*Short exercise*
Return the lines that follow, exactly as they appear, from the first through the one containing "t7 = list(range(0, 421, 6))"; no pictures are to be included.

*Records for this task*
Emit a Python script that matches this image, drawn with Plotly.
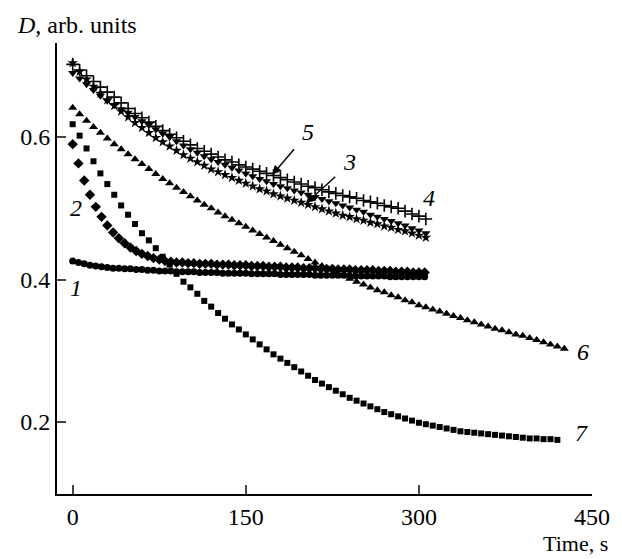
import plotly.graph_objects as go

# time grids (s)
t_fast = list(range(0, 306, 5))     # series 1, 2
t_mid = list(range(0, 307, 6))      # series 3, 4, 5
t6 = list(range(0, 427, 6))         # series 6
t7 = list(range(0, 421, 6))         # series 7

s1 = [.426, .424, .422, .420, .419, .418, .417, .416, .416, .415, .415, .414, .414, .413, .413, .412,
      .412, .412, .411, .411, .411, .411, .410, .410, .410, .410, .409, .409, .409, .409, .409, .408,
      .408, .408, .408, .408, .407, .407, .407, .407, .407, .407, .406, .406, .406, .406, .406, .406,
      .405, .405, .405, .405, .405, .405, .405, .404, .404, .404, .404, .404, .404, .404]
s2 = [.590, .563, .539, .519, .502, .488, .476, .466, .458, .451, .445, .440, .436, .433, .430, .428,
      .426, .425, .424, .424, .423, .423, .422, .422, .422, .421, .421, .421, .420, .420, .420, .419,
      .419, .419, .418, .418, .418, .417, .417, .417, .416, .416, .416, .415, .415, .415, .414, .414,
      .414, .413, .413, .413, .413, .412, .412, .412, .411, .411, .411, .410, .410, .410]
s3 = [.704, .692, .681, .671, .661, .652, .644, .636, .628, .620, .613, .606, .599, .593, .587, .581,
      .575, .570, .565, .560, .555, .551, .547, .543, .539, .535, .531, .527, .524, .520, .517, .514,
      .511, .508, .505, .502, .499, .496, .493, .490, .488, .485, .483, .480, .478, .475, .473, .470,
      .468, .465, .462, .459]
s4 = [.702, .694, .686, .678, .670, .663, .656, .648, .640, .633, .627, .621, .615, .609, .604, .599,
      .594, .589, .584, .580, .576, .572, .568, .565, .561, .558, .555, .552, .549, .546, .543, .540,
      .537, .534, .531, .529, .526, .523, .521, .518, .516, .514, .511, .509, .507, .504, .502, .500,
      .496, .492, .489, .485]
s5 = [.690, .682, .674, .666, .658, .651, .645, .639, .634, .628, .622, .617, .611, .605, .600, .594,
      .588, .583, .578, .573, .569, .565, .561, .557, .553, .549, .545, .541, .538, .534, .531, .528,
      .525, .522, .519, .516, .513, .510, .507, .504, .501, .498, .495, .491, .488, .485, .482, .479,
      .476, .472, .469, .465]
s6 = [.641, .632, .623, .614, .606, .598, .590, .583, .576, .569, .562, .555, .548, .541, .535, .529,
      .523, .517, .511, .505, .500, .494, .489, .484, .479, .474, .469, .464, .459, .454, .449, .444,
      .439, .434, .429, .424, .419, .414, .410, .405, .401, .397, .393, .389, .385, .382, .378, .375,
      .371, .368, .364, .361, .358, .355, .352, .349, .346, .343, .340, .337, .334, .331, .329, .326,
      .323, .321, .318, .315, .312, .309, .306, .303]
s7 = [.618, .602, .584, .566, .549, .534, .519, .504, .491, .478, .465, .455, .444, .432, .421, .408,
      .397, .389, .380, .370, .362, .353, .345, .337, .330, .323, .316, .309, .302, .295, .289, .283,
      .277, .271, .265, .259, .254, .249, .244, .239, .234, .230, .226, .222, .218, .214, .211, .208,
      .205, .202, .199, .197, .195, .193, .191, .189, .187, .186, .185, .184, .183, .182, .181, .180,
      .179, .178, .177, .177, .176, .176, .175]

x_ticks = [0, 150, 300, 450]
y_ticks = [0.2, 0.4, 0.6]

FONT = "Liberation Serif"

fig = go.Figure()

def add(x, y, symbol, size, thin=False):
    marker = dict(symbol=symbol, size=size, color="black")
    if thin:
        marker["line"] = dict(color="black", width=1.6)
    else:
        marker["line"] = dict(width=0)
    fig.add_trace(go.Scatter(x=x, y=y, mode="markers", marker=marker,
                             showlegend=False, hoverinfo="skip"))

add(t_fast, s1, "circle", 7)
add(t_fast, s2, "diamond", 8)
add(t_mid, s3, "star", 8)
add(t_mid, s4, "cross-thin", 9, thin=True)
add(t_mid, s5, "triangle-down", 8)
add(t6, s6, "triangle-up", 8)
add(t7, s7, "square", 6)

label_font = dict(family=FONT, size=24, color="black")
curve_labels = [
    ("1", 3, 0.388), ("2", 2.5, 0.500), ("3", 240, 0.565), ("4", 309, 0.514),
    ("5", 204, 0.607), ("6", 442, 0.298), ("7", 441, 0.185),
]
for txt, xx, yy in curve_labels:
    fig.add_annotation(x=xx, y=yy, text="<i>%s</i>" % txt, showarrow=False,
                       font=label_font, xanchor="center", yanchor="middle")

# arrows
fig.add_annotation(x=173, y=0.547, ax=23, ay=-27, text="", showarrow=True,
                   arrowhead=2, arrowsize=1.3, arrowwidth=1.4, arrowcolor="black")
fig.add_annotation(x=202, y=0.507, ax=31, ay=-28, text="", showarrow=True,
                   arrowhead=2, arrowsize=1.3, arrowwidth=1.4, arrowcolor="black")

fig.add_annotation(xref="paper", yref="paper", x=-0.079, y=1.04, text="<i>D</i>, arb. units",
                   showarrow=False, xanchor="left", yanchor="middle",
                   font=dict(family=FONT, size=24, color="black"))
fig.add_annotation(xref="paper", yref="paper", x=1.033, y=-0.109, text="Time, s",
                   showarrow=False, xanchor="right", yanchor="middle",
                   font=dict(family=FONT, size=22, color="black"))

fig.update_layout(
    width=614, height=551,
    margin=dict(l=45, r=22, t=35, b=65),
    paper_bgcolor="white", plot_bgcolor="white",
    font=dict(family=FONT, size=24, color="black"),
    xaxis=dict(range=[-13.6, 450], tickvals=x_ticks, ticks="inside", ticklen=9, tickwidth=2,
               showline=True, linewidth=2, linecolor="black", showgrid=False, zeroline=False,
               tickfont=dict(family=FONT, size=24)),
    yaxis=dict(range=[0.099, 0.732], tickvals=y_ticks, ticks="inside", ticklen=9, tickwidth=2,
               showline=True, linewidth=2, linecolor="black", showgrid=False, zeroline=False,
               tickfont=dict(family=FONT, size=24), tickformat=".1f"),
)

fig.write_html("out.html")
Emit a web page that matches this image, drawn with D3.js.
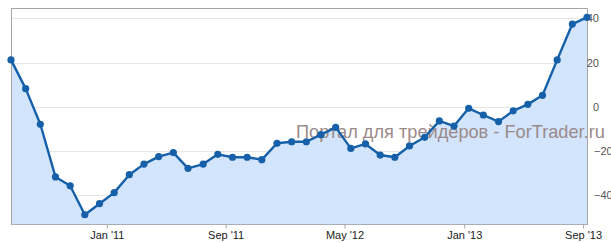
<!DOCTYPE html>
<html>
<head>
<meta charset="utf-8">
<script src="https://cdn.jsdelivr.net/npm/d3@7"></script>
<style>
  html, body { margin: 0; padding: 0; background: #fff; }
  svg { display: block; font-family: "Liberation Sans", Arial, sans-serif; }
</style>
</head>
<body>
<svg id="chart" width="611" height="243"></svg>
<script>
const dates = [
  "2010-06-19","2010-07-19","2010-08-18","2010-09-18","2010-10-18","2010-11-17","2010-12-17",
  "2011-01-16","2011-02-16","2011-03-18","2011-04-17","2011-05-17","2011-06-16","2011-07-17",
  "2011-08-16","2011-09-15","2011-10-15","2011-11-14","2011-12-15","2012-01-14","2012-02-13",
  "2012-03-14","2012-04-13","2012-05-14","2012-06-13","2012-07-13","2012-08-12","2012-09-11",
  "2012-10-12","2012-11-11","2012-12-11","2013-01-10","2013-02-09","2013-03-12","2013-04-11",
  "2013-05-11","2013-06-10","2013-07-10","2013-08-10","2013-09-09"
];
const values = [
  21.2, 8.2, -7.9, -31.7, -35.7, -48.8, -43.8,
  -38.8, -30.7, -25.9, -22.5, -20.7, -27.8, -25.9,
  -21.5, -22.8, -22.8, -23.9, -16.5, -15.8, -15.8,
  -12.6, -9.3, -18.8, -16.8, -21.8, -22.8, -17.7,
  -13.8, -6.4, -8.7, -0.7, -3.7, -6.7, -1.8,
  1.1, 5.2, 21.2, 37.4, 40.4
];
const xTickDates = ["2011-01-01","2011-09-01","2012-05-01","2013-01-01","2013-09-01"];
const yTickValues = [-40, -20, 0, 20, 40];
const watermark = "Портал для трейдеров - ForTrader.ru";

const parse = d3.utcParse("%Y-%m-%d");
const data = dates.map((d, i) => ({ date: parse(d), value: values[i] }));

const L = 11, R = 587, T = 8, B = 224;
const svg = d3.select("#chart");

const x = d3.scaleUtc().domain([data[0].date, data[data.length - 1].date]).range([L, R]);
const y = d3.scaleLinear().domain([-40, 40]).range([195.3, 18.3]);

// gridlines
svg.append("g").selectAll("line").data(yTickValues).join("line")
  .attr("x1", L).attr("x2", R)
  .attr("y1", d => Math.round(y(d)) + 0.5).attr("y2", d => Math.round(y(d)) + 0.5)
  .attr("stroke", "#e6e6e6").attr("stroke-width", 1);

// area
const area = d3.area().x(d => x(d.date)).y0(B).y1(d => y(d.value));
svg.append("path").datum(data).attr("d", area).attr("fill", "#d2e5fc");

// watermark
svg.append("text")
  .attr("x", 296).attr("y", 138)
  .attr("font-size", 18.2)
  .attr("fill", "#9a8a8a")
  .text(watermark);

// border (left, top, right)
svg.append("path")
  .attr("d", `M${L + 0.5},${B}V${T + 0.5}H${R + 0.5}V${B}`)
  .attr("fill", "none").attr("stroke", "#a4a4a4").attr("stroke-width", 1);

// x axis
const xAxis = d3.axisBottom(x)
  .tickValues(xTickDates.map(parse))
  .tickFormat(d3.utcFormat("%b '%y"))
  .tickSize(4).tickSizeOuter(0);
const gx = svg.append("g").attr("transform", `translate(0,${B + 0.5})`).call(xAxis);
gx.select(".domain").attr("stroke", "#a7aeb8").attr("d", `M${L},0H${R + 1}`);
gx.selectAll(".tick line").attr("stroke", "#a4a4a4");
gx.selectAll(".tick text").attr("font-size", 11).attr("fill", "#222")
  .attr("font-family", "Liberation Sans, Arial, sans-serif").attr("y", 7).attr("dy", "0.71em");

// y axis (right)
const yAxis = d3.axisRight(y).tickValues(yTickValues).tickSize(0)
  .tickFormat(d => d < 0 ? "\u2212" + Math.abs(d) : String(d));
const gy = svg.append("g").attr("transform", `translate(${R},0)`).call(yAxis);
gy.select(".domain").remove();
gy.selectAll(".tick text")
  .attr("font-size", 11).attr("fill", "#555")
  .attr("font-family", "Liberation Sans, Arial, sans-serif")
  .attr("text-anchor", d => d < 0 ? "start" : "end")
  .attr("x", d => d < 0 ? 7 : 12);

// line
const line = d3.line().x(d => x(d.date)).y(d => y(d.value));
svg.append("path").datum(data).attr("d", line)
  .attr("fill", "none").attr("stroke", "#1660aa").attr("stroke-width", 2.4)
  .attr("stroke-linejoin", "round");

// points
svg.append("g").selectAll("circle").data(data).join("circle")
  .attr("cx", d => x(d.date)).attr("cy", d => y(d.value)).attr("r", 3.6)
  .attr("fill", "#1660aa");
</script>
</body>
</html>
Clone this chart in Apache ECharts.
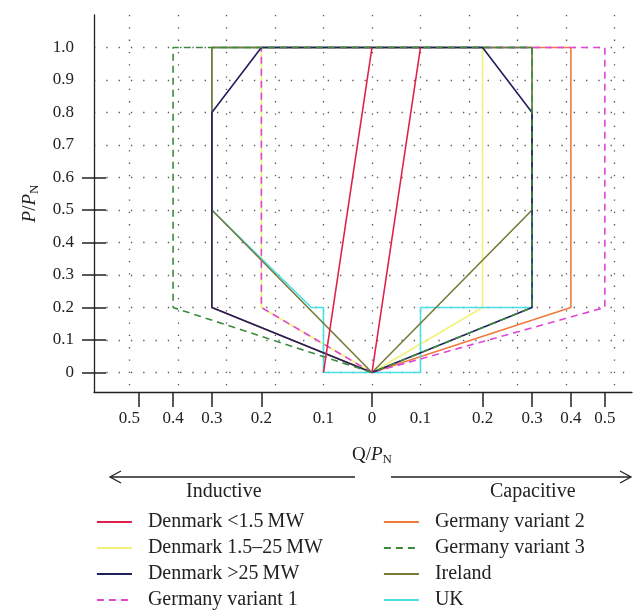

*Answer for this exercise*
Emit a Python script that matches this image, drawn with Plotly.
import plotly.graph_objects as go

# time grids (s)
t_fast = list(range(0, 306, 5))     # series 1, 2
t_mid = list(range(0, 307, 6))      # series 3, 4, 5
t6 = list(range(0, 427, 6))         # series 6
t7 = list(range(0, 421, 6))         # series 7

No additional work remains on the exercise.